I’m reminded of what Kevin Smith said about pitching his Superman script to, what’s his face, John Peters. When Smith was done, Peters told him he was missing some story beats. Stories need a structure, and movies need a structure that’s different than, say, a novel. This does not change if the movie is based on true events.

Since reality doesn’t come with story beats, stuff gets changed, shuffled around, streamlined, added, subtracted, all in the name of a flowing story structure. And what’s wrong with that? Narratives are a lousy way to get the facts. You want to know the facts about Alan Turing, I’m sure there’s plenty of biographies. You want a general idea of who he was, and how he saved millions, and how he and many other gay people were persecuted, then The Imitation Game does that.

One of my biggest complaints about Lincoln (and “based on true story” movies) is not so much embellishments that make the movie more interesting… It’s the complete alterarion of history.

In Lincoln, Spielberg chose to change the names of congressmen who voted against the 13th amendment, to supposedly spare the families of embarrassment.

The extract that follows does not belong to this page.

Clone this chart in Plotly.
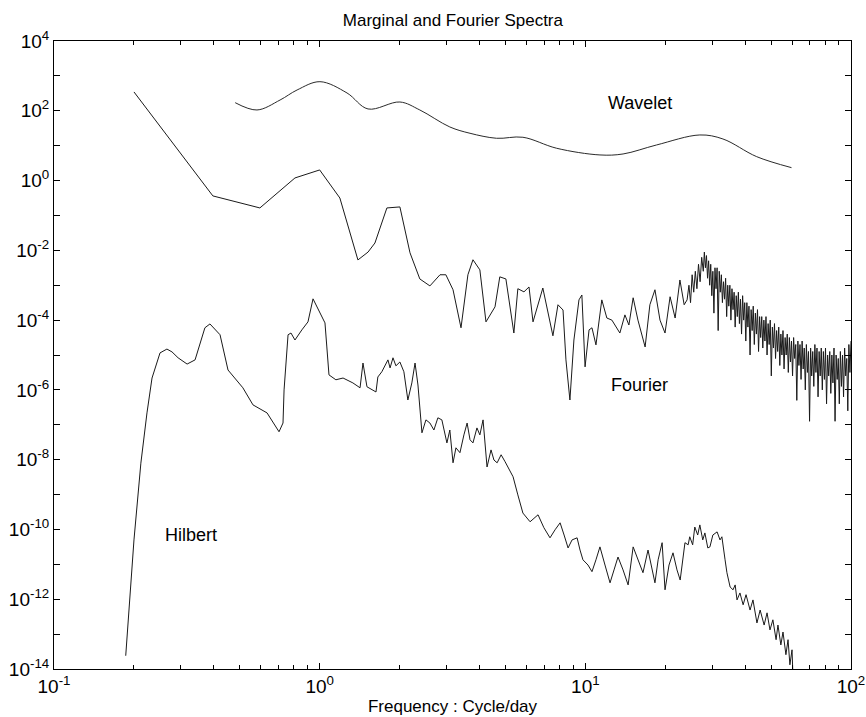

Seriously?

That is part of the historical record. The vote was the vote. It was 150 years ago. Few people have spent the time memorizing the evil politicians who voted against the amendment. The ones who have are insulted by this change.

Adding the opening scene in Lincoln, where he is not only approached by 2 black soldiers but one gives him serious attitude was pointlessly patrionizing, but it didn’t bother me nearly as much as the fictionalized vote.

These are the types of things that drive me bonkers.